22 September 2009

Pepper Paste

Thanks to a generous gift of hot red peppers from my mother-in-law I was able to embark on a first-time journey of making Turkish red pepper paste, or "biber salcasi". In the southeast of Turkey where I sojourned for a year, no kitchen is complete without a bucket of pepper paste handy. Yes, a bucket. In Gaziantep cuisine, food prepared without at least a spoonful of this rich, zesty red goo is pretty rare.
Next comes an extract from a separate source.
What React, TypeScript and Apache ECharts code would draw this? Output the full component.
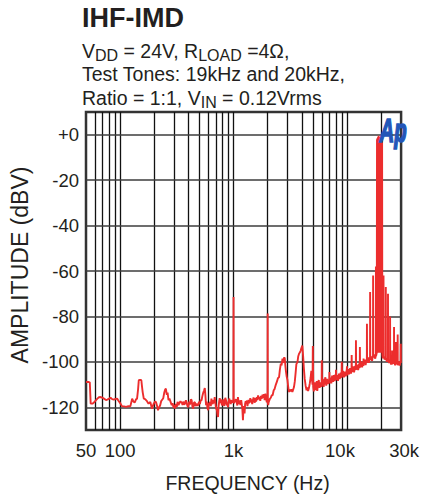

In high summer, when the spicy red bell peppers are peaking, Antepli housewives hunker down with their buckets and knives and pare loads and loads of peppers for grinding. Once ground, the peppers morph into an orangey "soup" that is poured into pans and set out in the hot sun to thicken over a period of days. Each day the pepper soup is worried over and stirred. It's color begins to brighten as water evaporates off. Finally, it is paste. Olive oil and salt are added as preservatives and the paste is stashed under the kitchen sink or another convenient location to be dipped into daily for soups, meat dishes, kofte, to spread on bread, you name it.

I was not so fortunate as to have a reliable stretch of hot, sunny days, so had to resort to using the oven, set at 200F, to make my pepper paste over a period of several hours (I did it along with my dried tomatoes). I was also not so fortunate as to end up with a whole bucket of it the lovely goo. Rather, from 12 hot peppers and two large sweet red bell peppers my labors yielded about two cups of this delightful stuff. It is so precious to me, that I even had a dream last night about one of my sisters shamelessly using up all but a few spoonfuls of it in a single day! I was happy to wake and discover my jar of pepper paste silently, calmly holding out on my fridge shelf, just where I'd left it.

The Peppers (and how they shrunk) . . .

orangey soup stage

Finally, biber salcasi!


  1. The pepper pun was not lost on me! and I haven't even read that old classic book.

    Have you even seen those bees at your window agian since you jarred up the pepper paste? I wonder if the Turks ever have that problem?

  2. If anyone should register a good pun, it should be you! And the bees are gone, so it must've been the sweet pepper juice they were after. In their dreams!